REQUIREMENTS: Repeat the listing exactly as given, omitting every image.

--- START AVAILABLE DATA ---

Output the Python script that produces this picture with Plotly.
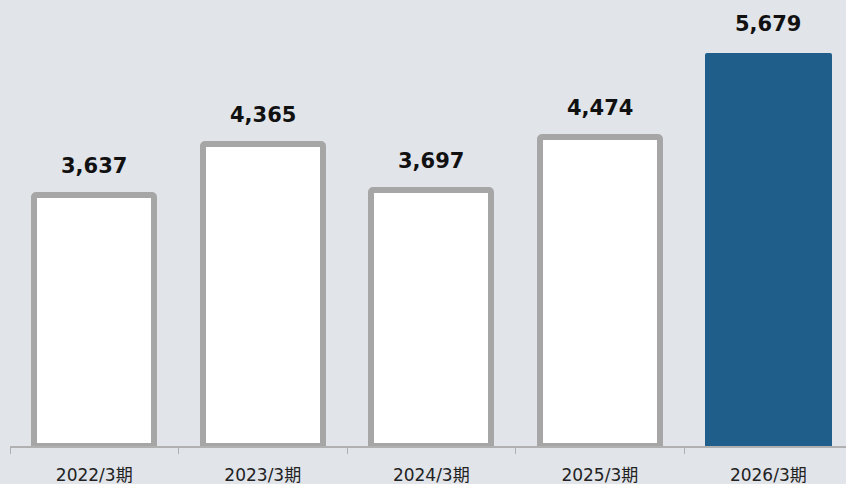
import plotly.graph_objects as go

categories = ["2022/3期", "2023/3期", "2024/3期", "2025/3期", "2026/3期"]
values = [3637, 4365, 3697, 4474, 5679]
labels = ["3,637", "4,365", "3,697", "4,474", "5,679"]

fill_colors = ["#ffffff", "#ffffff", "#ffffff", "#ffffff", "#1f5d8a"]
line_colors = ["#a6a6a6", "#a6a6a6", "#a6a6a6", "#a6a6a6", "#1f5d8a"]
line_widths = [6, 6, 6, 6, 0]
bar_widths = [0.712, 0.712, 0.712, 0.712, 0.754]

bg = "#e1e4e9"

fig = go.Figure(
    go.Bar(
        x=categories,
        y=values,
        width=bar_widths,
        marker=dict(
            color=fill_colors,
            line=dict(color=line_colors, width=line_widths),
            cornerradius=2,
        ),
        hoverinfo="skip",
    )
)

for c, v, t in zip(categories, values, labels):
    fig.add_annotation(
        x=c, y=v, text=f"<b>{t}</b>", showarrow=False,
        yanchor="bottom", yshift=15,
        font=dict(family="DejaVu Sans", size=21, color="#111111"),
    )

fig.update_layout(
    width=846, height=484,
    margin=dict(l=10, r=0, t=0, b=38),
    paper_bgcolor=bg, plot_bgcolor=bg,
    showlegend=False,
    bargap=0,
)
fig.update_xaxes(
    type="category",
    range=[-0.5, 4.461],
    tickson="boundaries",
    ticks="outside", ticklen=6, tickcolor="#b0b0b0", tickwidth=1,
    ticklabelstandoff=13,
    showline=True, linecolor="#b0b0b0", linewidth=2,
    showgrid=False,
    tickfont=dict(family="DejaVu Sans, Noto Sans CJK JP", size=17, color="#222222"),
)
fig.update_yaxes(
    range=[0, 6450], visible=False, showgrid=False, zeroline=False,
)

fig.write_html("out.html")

--- END AVAILABLE DATA ---

TASK ANSWER:
Output the Python script that produces this picture with Plotly.
import plotly.graph_objects as go

categories = ["2022/3期", "2023/3期", "2024/3期", "2025/3期", "2026/3期"]
values = [3637, 4365, 3697, 4474, 5679]
labels = ["3,637", "4,365", "3,697", "4,474", "5,679"]

fill_colors = ["#ffffff", "#ffffff", "#ffffff", "#ffffff", "#1f5d8a"]
line_colors = ["#a6a6a6", "#a6a6a6", "#a6a6a6", "#a6a6a6", "#1f5d8a"]
line_widths = [6, 6, 6, 6, 0]
bar_widths = [0.712, 0.712, 0.712, 0.712, 0.754]

bg = "#e1e4e9"

fig = go.Figure(
    go.Bar(
        x=categories,
        y=values,
        width=bar_widths,
        marker=dict(
            color=fill_colors,
            line=dict(color=line_colors, width=line_widths),
            cornerradius=2,
        ),
        hoverinfo="skip",
    )
)

for c, v, t in zip(categories, values, labels):
    fig.add_annotation(
        x=c, y=v, text=f"<b>{t}</b>", showarrow=False,
        yanchor="bottom", yshift=15,
        font=dict(family="DejaVu Sans", size=21, color="#111111"),
    )

fig.update_layout(
    width=846, height=484,
    margin=dict(l=10, r=0, t=0, b=38),
    paper_bgcolor=bg, plot_bgcolor=bg,
    showlegend=False,
    bargap=0,
)
fig.update_xaxes(
    type="category",
    range=[-0.5, 4.461],
    tickson="boundaries",
    ticks="outside", ticklen=6, tickcolor="#b0b0b0", tickwidth=1,
    ticklabelstandoff=13,
    showline=True, linecolor="#b0b0b0", linewidth=2,
    showgrid=False,
    tickfont=dict(family="DejaVu Sans, Noto Sans CJK JP", size=17, color="#222222"),
)
fig.update_yaxes(
    range=[0, 6450], visible=False, showgrid=False, zeroline=False,
)

fig.write_html("out.html")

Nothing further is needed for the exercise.